It’s Never too Early to Start Saving for Retirement

Well, maybe that title isn’t entirely true. If you’re six and just got $20 for a birthday present, it might be a “tad” bit early to start saving for retirement 60 years in the future. However, if you’re an adult, it’s never too early to start saving for retirement. In fact, the sooner you start the better off you’ll be when the time to retire comes.

Most financial advisors will advise you to begin saving money for retirement when you begin your first job, so it really isn’t too early to begin planning for the future. The fact is, if you begin saving when you begin a job, and save faithfully every month, when you’re ready to retire, you could have saved a good deal of money. If you waited ten years to begin saving, you’d have less money saved in the long run.

Look at it this way, if you retire at age 65 and you live until you’re 90, you’re going to have to live on what you’ve saved for 25 years, and you won’t have a paycheck to help you out. So starting to save when you’re younger will give you that many more years to save, and compound interest on all that you’ve deposited.

Savings options abound when it comes to retirement. There is the traditional 401 (k) that you can start at your place of employment. You can also open an Individual Retirement Account (IRA). There are stocks and bonds, Certificates of Deposit (CDs), and Money Market Accounts.

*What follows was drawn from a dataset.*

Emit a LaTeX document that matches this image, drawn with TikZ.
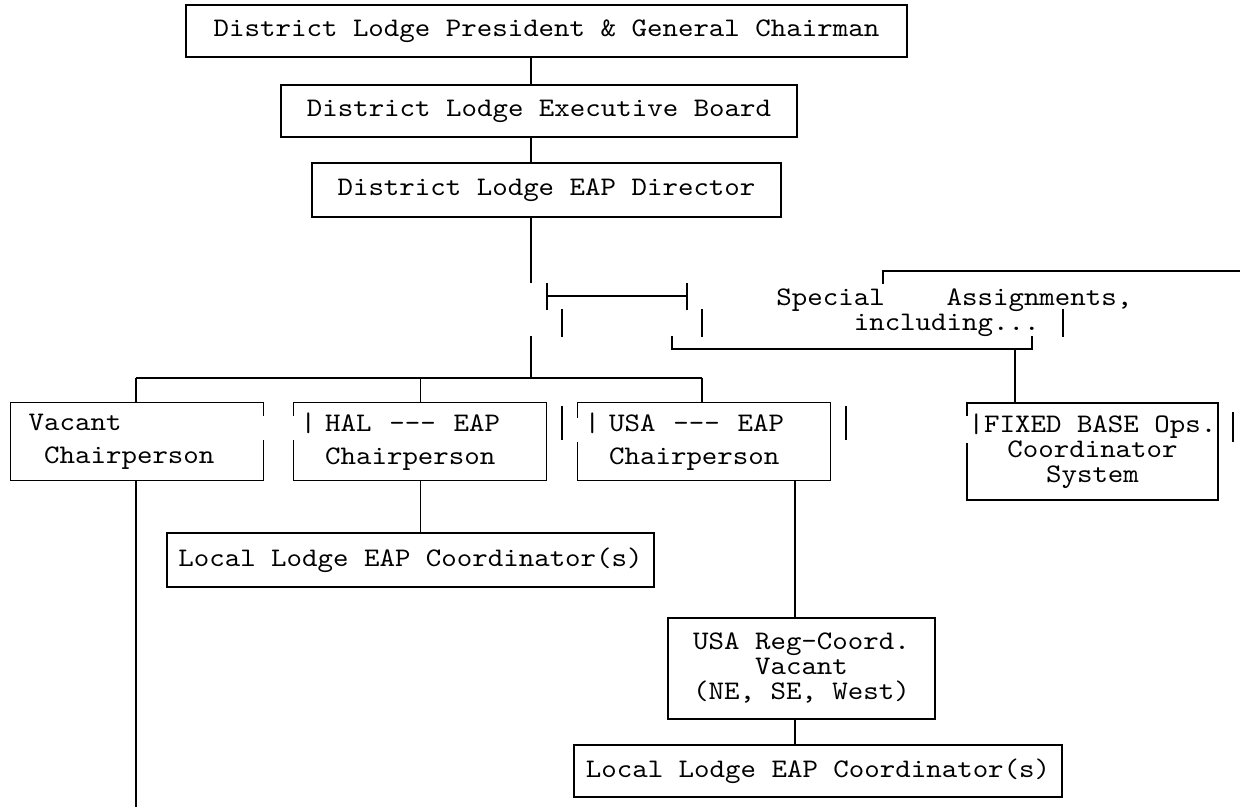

It is advisable that anyone beginning to save for retirement speak with a financial planner to give them the best advice for where to put their hard-earned savings.

Deciding to save money for retirement depends on a number of things:
• Your age when you start saving
• The age you plan to be when you retire
• Whether or not you’re married with a family
• What lifestyle you would be most comfortable with when retirement comes. 

Speaking to a financial advisor will help you learn how much money you will need for retirement, how much money you will need to save, and approximately how long that money would last you. You can also find online calculators that will give you similar information.

Everyone agrees that saving for the future is important. Unfortunately not everyone does it. Remember, even if you’re getting close to retirement age, you can still begin to save. While it’s never to early to start saving for retirement, it can be too late. Begin now, regardless of how old you are, and you’ll have more to time to save for the future – your future.